The objective of this dataset [1] is to introduce the R-package “XPolaris”, a collection of functions for retrieving soil data from the POLARIS database [2, 3]. Although POLARIS raster images are easily accessible and a client API (Application Programming Interface) has been recently released [4], programming skills are necessary to retrieve large amounts of data. Therefore, the core functionalities of XPolaris will facilitate accessing soil data regardless of the number of geographical locations. Due to a large volume of data in each raster image, efficient coding is necessary to match the user need with a minimum download requirement. Examples of research publications taking advantage of soil information from the POLARIS database are presented below:

In [5], gridded soil data (soil organic matter, clay, silt, and sand at 0–15 cm) was obtained for 679 site-years across North America. The research aimed to predict corn yield using a machine learning algorithm (conditional random forests). About 50% of corn yield variability was explained by crop management and soil variables, with previous crop and soil organic matter as the most relevant features.
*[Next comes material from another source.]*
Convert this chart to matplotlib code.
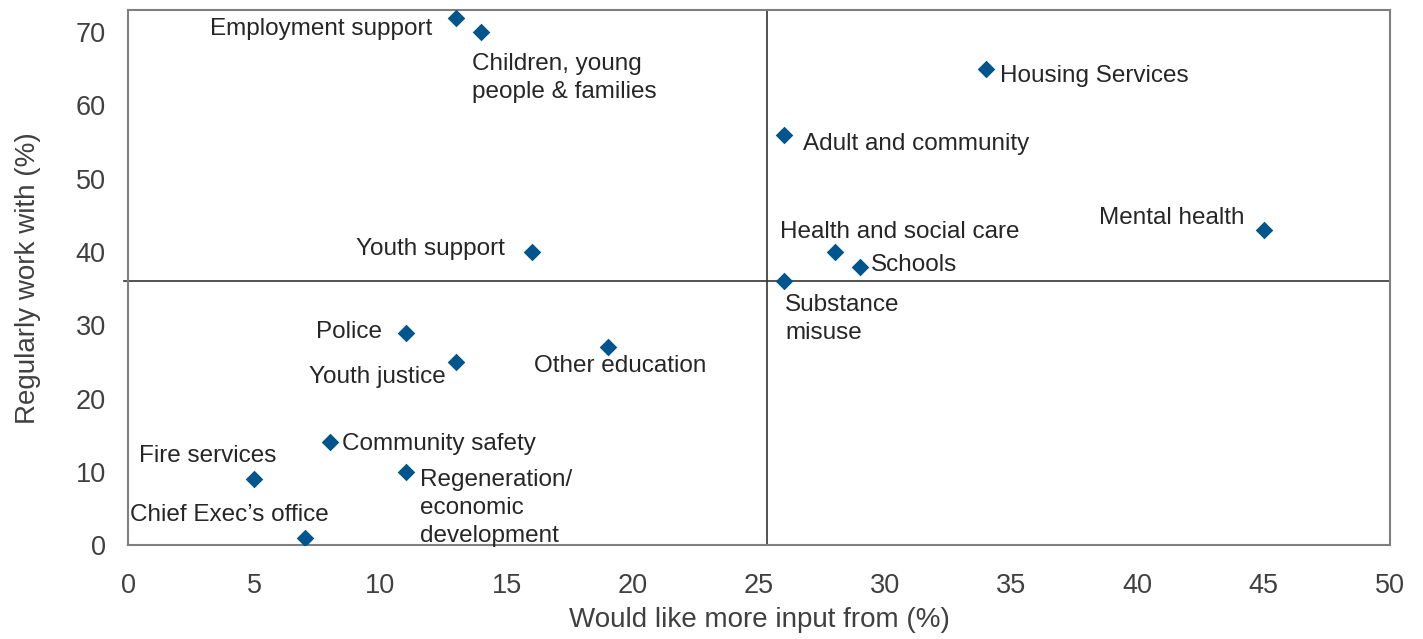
import matplotlib
matplotlib.use("Agg")
import matplotlib.pyplot as plt

plt.rcParams['font.family'] = ['Liberation Sans', 'DejaVu Sans']

services = ["Employment support", "Children, young\npeople & families", "Housing Services",
            "Adult and community", "Mental health", "Health and social care", "Schools",
            "Substance\nmisuse", "Youth support", "Police", "Youth justice", "Other education",
            "Community safety", "Regeneration/\neconomic\ndevelopment", "Fire services",
            "Chief Exec\u2019s office"]
more_input = [13, 14, 34, 26, 45, 28, 29, 26, 16, 11, 13, 19, 8, 11, 5, 7]
work_with = [72, 70, 65, 56, 43, 40, 38, 36, 40, 29, 25, 27, 14, 10, 9, 1]

x_ticks = [0, 5, 10, 15, 20, 25, 30, 35, 40, 45, 50]
y_ticks = [0, 10, 20, 30, 40, 50, 60, 70]
x_ref = 25.3
y_ref = 36

# label placement (pixel offsets from marker, alignment)
label_style = [
    (-24, -11, 'right', 'center'),
    (-9, -21, 'left', 'top'),
    (14, -7, 'left', 'center'),
    (19, -9, 'left', 'center'),
    (-19, 12, 'right', 'center'),
    (-55, 20, 'left', 'center'),
    (11, 2, 'left', 'center'),
    (1, -13, 'left', 'top'),
    (-27, 3, 'right', 'center'),
    (-24, 1, 'right', 'center'),
    (-10, -15, 'right', 'center'),
    (-74, -19, 'left', 'center'),
    (12, -2, 'left', 'center'),
    (14, 3, 'left', 'top'),
    (-115, 23, 'left', 'center'),
    (-175, 23, 'left', 'center'),
]

fig = plt.figure(figsize=(14.23, 6.39), dpi=100)
ax = fig.add_axes([0.09, 0.147, 0.8868, 0.837])

ax.set_xlim(0, 50)
ax.set_ylim(0, 73)

ax.axvline(x_ref, color='#333333', lw=1.2, zorder=1)
ax.plot([-0.15, 50], [y_ref, y_ref], color='#333333', lw=1.2, zorder=1, clip_on=False)

ax.scatter(more_input, work_with, marker='D', s=80, color='#00558c', zorder=3, linewidths=0)

text_color = '#262626'
for name, x, y, (dx, dy, ha, va) in zip(services, more_input, work_with, label_style):
    ax.annotate(name, (x, y), xytext=(dx, dy), textcoords='offset pixels',
                ha=ha, va=va, fontsize=17.5, color=text_color, linespacing=1.35)

ax.set_xticks(x_ticks)
ax.set_yticks(y_ticks)
ax.tick_params(axis='x', length=0, labelsize=19.5, labelcolor='#404040', pad=20)
ax.tick_params(axis='y', length=0, labelsize=19.5, labelcolor='#404040', pad=16)
for s in ax.spines.values():
    s.set_color('#7f7f7f')
    s.set_linewidth(1.5)

ax.set_xlabel("Would like more input from (%)", fontsize=20, color='#404040', labelpad=6)
ax.set_ylabel("Regularly work with (%)", fontsize=20, color='#404040', labelpad=25)

fig.savefig("out.png", dpi=100)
In [6], soil water variables (ksat, θsaturated, θresdiual, and van Genuchten–Mualem parameters) from 95 US locations were used in the SWAP model for simulating crop evapotranspiration reduction (drought stress). The project aimed to predict soybean biological nitrogen fixation using linear model regularization (elastic net). This method identified soil and weather variables most strongly associated with nitrogen fixation (40% of evaluated features).

Data description

Data files are deposited in the Harvard Dataverse repository “Retrieving POLARIS data using R-software” [1]. The RMarkdown file (*.rmd) (Data file 1 in Table 1) was generated using R version 4.0.3 (MacOS, 64-bit) and R-studio v1.4.1103. It intends to present XPolaris and its core functionalities. There is no limit on the amount of data retrieved by the user. However, the image download depends on internet connection and large objects can surpass the memory limit of the R environment and/or machine. The code chunks must be executed in the order they are presented in the RMarkdown file. Users can replace the location data with their own.
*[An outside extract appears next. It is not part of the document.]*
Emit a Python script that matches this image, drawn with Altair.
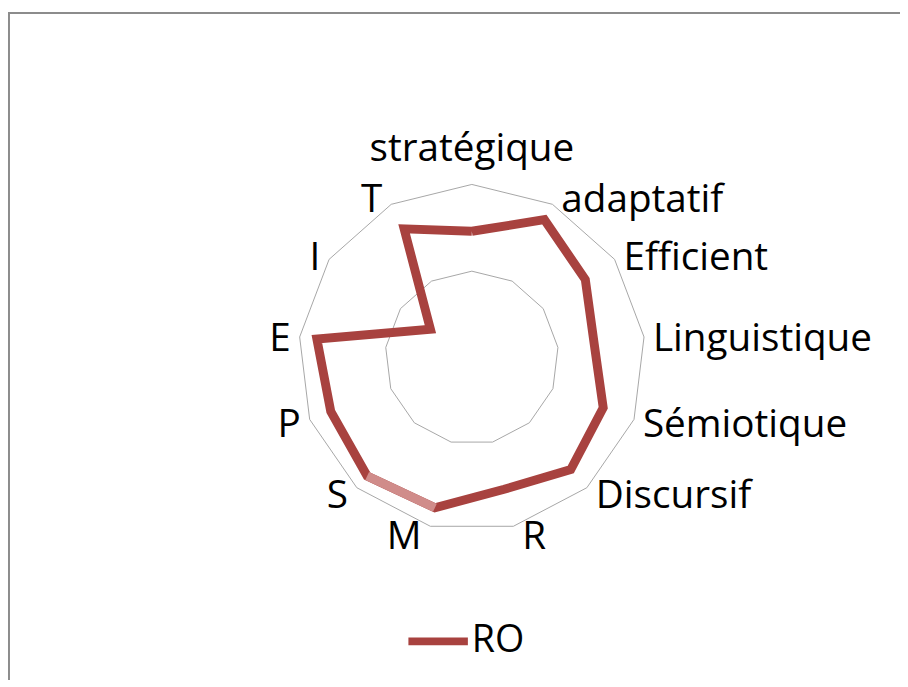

Table 1 Overview of data files/data sets

In the tutorial portable document file (*.pdf) (Data file 2 in Table 1) users are introduced to the input format (Sect. “Introduction” of the tutorial) and the three functions related to: (1) checking images from which location data must be retrieved (Sect. “Location areas”); (2) downloading raster images covering requested soil variables and depths (Sect. “Downloading images”); and (3) extracting the soil data from the images to generate a CSV output for further analyses (Sect. “Extracting soil data”). Details on the function arguments are included in another portable document file (*.pdf) (Data file 3 in Table 1).
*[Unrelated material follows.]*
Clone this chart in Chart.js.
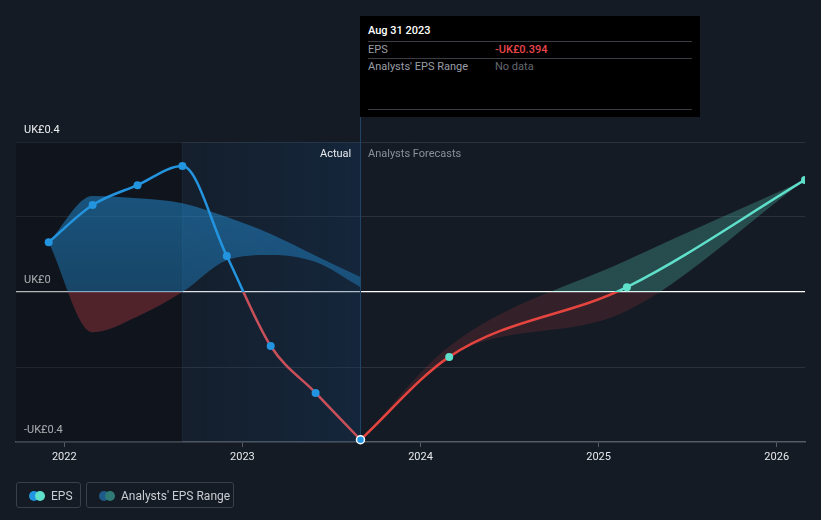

The POLARIS database provides 13 soil variables (Data file 2 in Table 1) related to physical and chemical properties (e.g., soil organic matter, pH, clay, silt, sand, bulk density, ksat, etc.) at six different depth layers (0–5, 5–15, 15–30, 30–60, 60–100, and 100–200 cm) and a 30-m spatial resolution. Because the database was constructed from a probabilistic model [7], values are summarized by their mean, mode, median (p50), 5th (p5) and 95th (p95) percentiles. All POLARIS raster files use a geographic coordinate system (GCS) and the WGS84 datum.

The CSV file (Dataset 1 in Table 1) is an example of location input, containing three geographical coordinates in Kansas for which soil data will be retrieved and the R functions will be tested. The example data also comes with the XPolaris package [8]. XPolaris facilitates code implementation by exempting users from writing extensive functions. In addition, the package was tested across different operating systems, being released in CRAN [9].

Limitations

  • The local machine must have available disk space to store the raster images.

  • Visualization functions are not included for the retrieved soil data.

  • Currently, soil data cannot be summarized within spatial polygons.

  • Soil data output is not directly compatible with crop simulation models (e.g., APSIM, DSSAT).